Les mots d’un texte excellent, émotif, et écrites par un intellectuel de gauche honnête que, en plus de le respecter, je lis avec attention. Cependant, le paragraphe choisi porte les affirmations qui répondent, malheureusement, à des piques que ne coïncident pas avec la réalité historique ni le ressenti de la majorité des argentins.
« Des argentins coupés de l’ « Amérique Latine » ? » Comme nous disons au Mexique … : qué tanto es tantito ? (mais de quoi on parle ?) D’autres peuples du continent seraient-ils plus ou moins « connectés » à l’Amérique Latine ? Et l’Amérique Latine … : qu’est-ce que c’est ? Une idée ou une mosaïque de singularités bigarrées contrastées ?
Les États-Unis nous traitent de « latins » (ou bien, « indiens »), et l’Europe qui nous a « découverts » continue de nous voir à travers le prisme idéologique de Diderot, parce que les « câbles » de Wikileaks la mettraient en cause. Ensuite, quelques argentins avec lettres de citoyenneté Latinoaméricaine :
1. José Gervasio Artigas (1764-1850). Héros indépendantiste. Quand l’Argentine et l’Uruguay n’existaient pas comme Etats, Artigas a mené la première bataille victorieuse contre les Espagnols au Río de la Plata, et ensuite a dessiné le projet d’intégration politique et économique qui regroupe, justement, aujourd’hui les pays du Marché commun du Sud (Mercosur). Il est mort expatrié.
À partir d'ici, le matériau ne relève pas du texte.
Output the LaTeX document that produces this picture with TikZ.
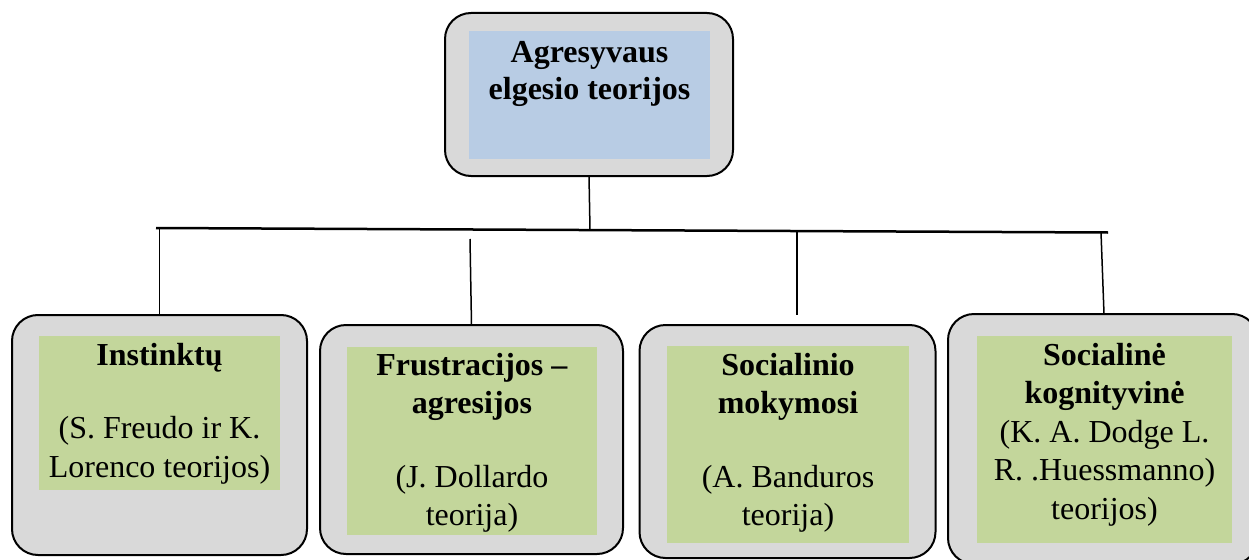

2. José de San Martín (1778-1850). Un libérateur et un Héros indépendantiste. En désobéissant aux ordres du gouvernement pro-britannique de Buenos Aires, il a traversé avec son armée la cordillère des Andes et a libéré le Chili et le Pérou du joug espagnol. Il est mort dans la pauvreté.
3. Bernardo de Monteagudo (1789-1825). Héros indépendantiste de la Bolivie, de l’Argentine et du Pérou. Au Pérou il fut le chef du renseignement de Saint Martin, et plus tard Bolivar l’a chargé de l’organisation du Congrès Amphictyonique de Panama. Il est mort assassiné.
4. Hipólito Irigoyen (1852-1933). Président argentin par deux fois. Quand un navire de la Marine de guerre argentine a mouillé dans le port de Saint-Domingue (1920), le capitaine du navire a consulté son gouvernement pour savoir quel drapeau il devait saluer, si c’était celui des États-Unis (qui occupaient le pays) ou le Dominicain. Irigoyen a répondu : « Allez et saluez le pavillon dominicain en reconnaissance de son indépendance et de sa souveraineté ». Par cet acte, une rue centrale de Saint-Domingue honore sa mémoire. Il est mort dans la pauvreté.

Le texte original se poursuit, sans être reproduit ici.